[BEGIN Provided material]
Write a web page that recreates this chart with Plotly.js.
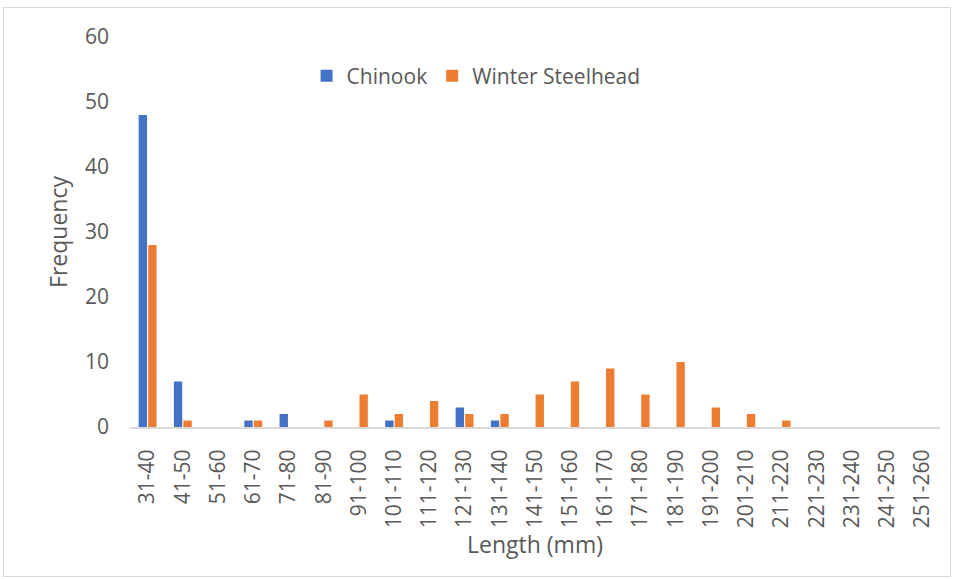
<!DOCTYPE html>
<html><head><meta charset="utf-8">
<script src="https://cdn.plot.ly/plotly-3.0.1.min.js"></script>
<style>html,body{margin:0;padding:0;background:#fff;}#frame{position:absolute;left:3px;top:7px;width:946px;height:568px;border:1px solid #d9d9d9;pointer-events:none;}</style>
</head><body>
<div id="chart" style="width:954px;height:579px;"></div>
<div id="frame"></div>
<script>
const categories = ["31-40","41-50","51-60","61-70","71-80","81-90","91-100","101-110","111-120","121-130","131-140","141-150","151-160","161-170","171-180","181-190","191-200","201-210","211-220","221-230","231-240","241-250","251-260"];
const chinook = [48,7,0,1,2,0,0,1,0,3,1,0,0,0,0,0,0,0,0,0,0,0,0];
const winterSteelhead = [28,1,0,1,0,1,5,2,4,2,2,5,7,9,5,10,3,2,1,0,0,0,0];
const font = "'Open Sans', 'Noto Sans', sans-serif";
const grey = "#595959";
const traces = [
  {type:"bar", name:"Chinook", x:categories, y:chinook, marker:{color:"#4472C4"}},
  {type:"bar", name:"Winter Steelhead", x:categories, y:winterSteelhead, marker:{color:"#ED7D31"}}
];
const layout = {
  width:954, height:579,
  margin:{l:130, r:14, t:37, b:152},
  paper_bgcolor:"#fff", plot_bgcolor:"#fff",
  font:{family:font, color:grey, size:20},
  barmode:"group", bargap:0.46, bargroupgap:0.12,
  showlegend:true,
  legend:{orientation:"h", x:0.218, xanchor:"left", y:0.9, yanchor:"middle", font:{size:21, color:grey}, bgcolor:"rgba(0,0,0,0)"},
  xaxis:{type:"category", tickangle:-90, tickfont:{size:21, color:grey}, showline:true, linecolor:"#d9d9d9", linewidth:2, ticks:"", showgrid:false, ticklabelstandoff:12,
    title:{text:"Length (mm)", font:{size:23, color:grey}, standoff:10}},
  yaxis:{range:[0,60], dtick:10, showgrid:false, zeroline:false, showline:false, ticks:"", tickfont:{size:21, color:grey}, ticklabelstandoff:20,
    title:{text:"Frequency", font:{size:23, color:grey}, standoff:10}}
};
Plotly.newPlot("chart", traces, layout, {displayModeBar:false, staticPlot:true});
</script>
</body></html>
[END Provided material]
[BEGIN Provided material]
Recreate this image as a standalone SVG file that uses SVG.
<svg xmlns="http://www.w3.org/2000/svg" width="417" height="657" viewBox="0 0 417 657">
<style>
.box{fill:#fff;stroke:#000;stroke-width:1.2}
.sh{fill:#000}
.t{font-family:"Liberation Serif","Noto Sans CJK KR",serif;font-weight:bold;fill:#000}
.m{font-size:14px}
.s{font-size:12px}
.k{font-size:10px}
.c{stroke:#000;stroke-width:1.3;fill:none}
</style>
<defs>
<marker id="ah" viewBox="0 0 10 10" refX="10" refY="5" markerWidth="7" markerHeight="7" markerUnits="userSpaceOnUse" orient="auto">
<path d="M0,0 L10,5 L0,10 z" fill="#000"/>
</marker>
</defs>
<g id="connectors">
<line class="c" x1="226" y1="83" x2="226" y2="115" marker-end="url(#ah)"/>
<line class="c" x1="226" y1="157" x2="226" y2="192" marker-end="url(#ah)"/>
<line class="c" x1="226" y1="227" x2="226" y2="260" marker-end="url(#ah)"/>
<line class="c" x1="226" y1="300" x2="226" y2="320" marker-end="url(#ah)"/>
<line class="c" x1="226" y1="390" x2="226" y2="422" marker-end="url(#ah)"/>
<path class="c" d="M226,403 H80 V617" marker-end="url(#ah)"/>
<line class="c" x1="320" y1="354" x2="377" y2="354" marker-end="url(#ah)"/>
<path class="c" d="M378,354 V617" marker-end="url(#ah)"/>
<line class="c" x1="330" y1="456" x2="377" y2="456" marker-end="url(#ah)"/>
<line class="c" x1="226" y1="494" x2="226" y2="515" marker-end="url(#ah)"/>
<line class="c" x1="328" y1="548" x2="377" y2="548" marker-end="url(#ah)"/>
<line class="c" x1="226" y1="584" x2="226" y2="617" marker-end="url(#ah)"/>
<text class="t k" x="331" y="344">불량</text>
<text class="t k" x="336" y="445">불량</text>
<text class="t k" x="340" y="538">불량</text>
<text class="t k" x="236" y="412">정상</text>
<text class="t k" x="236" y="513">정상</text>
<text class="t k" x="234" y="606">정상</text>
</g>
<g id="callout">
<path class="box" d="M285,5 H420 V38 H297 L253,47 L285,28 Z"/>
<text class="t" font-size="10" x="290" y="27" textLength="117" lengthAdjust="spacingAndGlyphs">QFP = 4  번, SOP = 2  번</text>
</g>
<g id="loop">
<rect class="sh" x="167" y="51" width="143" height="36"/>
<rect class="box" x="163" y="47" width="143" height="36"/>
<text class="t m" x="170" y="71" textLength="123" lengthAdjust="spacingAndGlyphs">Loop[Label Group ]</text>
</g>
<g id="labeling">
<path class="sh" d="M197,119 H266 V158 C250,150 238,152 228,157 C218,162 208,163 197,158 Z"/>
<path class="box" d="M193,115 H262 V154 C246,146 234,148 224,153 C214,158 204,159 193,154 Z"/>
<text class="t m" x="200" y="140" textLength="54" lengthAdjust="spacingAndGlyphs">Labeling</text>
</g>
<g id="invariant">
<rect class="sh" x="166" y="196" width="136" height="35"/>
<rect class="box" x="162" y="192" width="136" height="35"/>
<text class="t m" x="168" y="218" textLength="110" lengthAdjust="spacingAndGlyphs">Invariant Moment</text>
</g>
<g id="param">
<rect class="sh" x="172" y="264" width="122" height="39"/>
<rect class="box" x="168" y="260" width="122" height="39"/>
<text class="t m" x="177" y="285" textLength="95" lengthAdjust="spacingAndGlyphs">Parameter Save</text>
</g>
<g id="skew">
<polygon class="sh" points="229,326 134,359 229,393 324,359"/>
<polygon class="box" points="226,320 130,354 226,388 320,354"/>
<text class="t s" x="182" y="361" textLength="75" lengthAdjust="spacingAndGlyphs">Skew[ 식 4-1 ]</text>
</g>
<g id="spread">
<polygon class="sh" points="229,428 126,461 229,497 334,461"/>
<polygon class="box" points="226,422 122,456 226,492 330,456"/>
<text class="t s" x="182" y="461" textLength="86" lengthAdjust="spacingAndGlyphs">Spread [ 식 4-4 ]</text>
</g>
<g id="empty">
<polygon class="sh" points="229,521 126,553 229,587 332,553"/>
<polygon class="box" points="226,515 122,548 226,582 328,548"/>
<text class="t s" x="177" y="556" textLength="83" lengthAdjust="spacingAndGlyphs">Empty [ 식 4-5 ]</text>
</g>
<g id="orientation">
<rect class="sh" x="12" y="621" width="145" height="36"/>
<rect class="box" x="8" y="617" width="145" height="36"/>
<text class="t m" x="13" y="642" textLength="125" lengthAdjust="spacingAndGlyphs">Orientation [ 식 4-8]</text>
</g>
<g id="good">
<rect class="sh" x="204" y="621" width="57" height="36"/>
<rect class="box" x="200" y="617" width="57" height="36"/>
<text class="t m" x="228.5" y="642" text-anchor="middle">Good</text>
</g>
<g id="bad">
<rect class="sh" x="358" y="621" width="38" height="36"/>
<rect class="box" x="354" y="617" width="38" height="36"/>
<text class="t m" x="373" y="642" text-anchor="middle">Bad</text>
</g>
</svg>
[END Provided material]
[BEGIN Provided material]
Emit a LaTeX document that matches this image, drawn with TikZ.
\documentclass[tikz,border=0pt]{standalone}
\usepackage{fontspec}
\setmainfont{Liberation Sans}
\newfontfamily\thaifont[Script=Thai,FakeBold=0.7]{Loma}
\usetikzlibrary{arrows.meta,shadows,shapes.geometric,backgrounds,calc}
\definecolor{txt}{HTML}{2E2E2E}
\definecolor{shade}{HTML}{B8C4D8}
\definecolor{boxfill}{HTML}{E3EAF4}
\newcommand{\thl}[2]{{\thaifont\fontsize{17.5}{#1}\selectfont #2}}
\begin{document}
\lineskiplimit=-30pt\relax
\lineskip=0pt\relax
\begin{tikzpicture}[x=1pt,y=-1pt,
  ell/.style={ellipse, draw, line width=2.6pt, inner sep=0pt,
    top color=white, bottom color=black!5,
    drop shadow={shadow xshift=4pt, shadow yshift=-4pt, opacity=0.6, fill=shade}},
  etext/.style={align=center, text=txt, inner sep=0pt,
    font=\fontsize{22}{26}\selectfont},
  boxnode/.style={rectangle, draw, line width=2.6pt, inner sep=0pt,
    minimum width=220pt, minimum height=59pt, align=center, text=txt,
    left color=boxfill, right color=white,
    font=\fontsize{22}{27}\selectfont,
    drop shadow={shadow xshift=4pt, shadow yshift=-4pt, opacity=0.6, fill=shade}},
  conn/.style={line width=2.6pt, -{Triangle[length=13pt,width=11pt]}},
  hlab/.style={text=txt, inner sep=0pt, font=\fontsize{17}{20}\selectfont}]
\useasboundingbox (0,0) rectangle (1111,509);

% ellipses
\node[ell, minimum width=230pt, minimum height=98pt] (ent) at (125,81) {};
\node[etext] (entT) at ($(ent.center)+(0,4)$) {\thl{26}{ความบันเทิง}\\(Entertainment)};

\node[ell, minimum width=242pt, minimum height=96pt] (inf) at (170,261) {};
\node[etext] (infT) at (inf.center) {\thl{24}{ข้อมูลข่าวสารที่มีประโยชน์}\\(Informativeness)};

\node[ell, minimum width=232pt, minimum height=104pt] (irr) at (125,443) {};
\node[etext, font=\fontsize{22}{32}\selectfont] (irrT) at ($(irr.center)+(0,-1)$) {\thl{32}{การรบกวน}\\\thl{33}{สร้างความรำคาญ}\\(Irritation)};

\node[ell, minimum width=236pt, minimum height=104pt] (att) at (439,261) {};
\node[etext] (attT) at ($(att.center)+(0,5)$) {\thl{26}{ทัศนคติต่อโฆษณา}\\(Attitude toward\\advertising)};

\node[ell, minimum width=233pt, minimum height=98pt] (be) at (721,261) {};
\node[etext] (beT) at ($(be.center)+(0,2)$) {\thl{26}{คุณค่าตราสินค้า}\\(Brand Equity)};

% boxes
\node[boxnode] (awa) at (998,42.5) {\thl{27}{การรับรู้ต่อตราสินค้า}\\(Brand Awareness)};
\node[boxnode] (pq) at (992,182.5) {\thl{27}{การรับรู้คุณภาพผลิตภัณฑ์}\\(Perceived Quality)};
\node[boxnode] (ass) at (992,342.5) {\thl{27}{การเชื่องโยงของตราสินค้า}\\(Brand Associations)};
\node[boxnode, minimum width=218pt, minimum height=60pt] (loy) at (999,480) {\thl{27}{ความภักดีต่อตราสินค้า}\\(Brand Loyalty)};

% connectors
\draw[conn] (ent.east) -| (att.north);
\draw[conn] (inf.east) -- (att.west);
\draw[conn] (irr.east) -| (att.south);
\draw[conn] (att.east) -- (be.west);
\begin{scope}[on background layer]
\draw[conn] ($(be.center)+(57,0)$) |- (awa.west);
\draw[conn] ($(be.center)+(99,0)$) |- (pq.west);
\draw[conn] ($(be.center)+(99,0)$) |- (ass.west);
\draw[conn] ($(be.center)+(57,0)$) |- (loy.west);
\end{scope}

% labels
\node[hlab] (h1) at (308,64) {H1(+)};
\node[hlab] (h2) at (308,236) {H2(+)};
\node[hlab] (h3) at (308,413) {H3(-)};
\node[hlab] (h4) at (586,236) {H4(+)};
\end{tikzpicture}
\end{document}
[END Provided material]
Determine the number of lines in these entries that contain the word "this", and write only that number.

3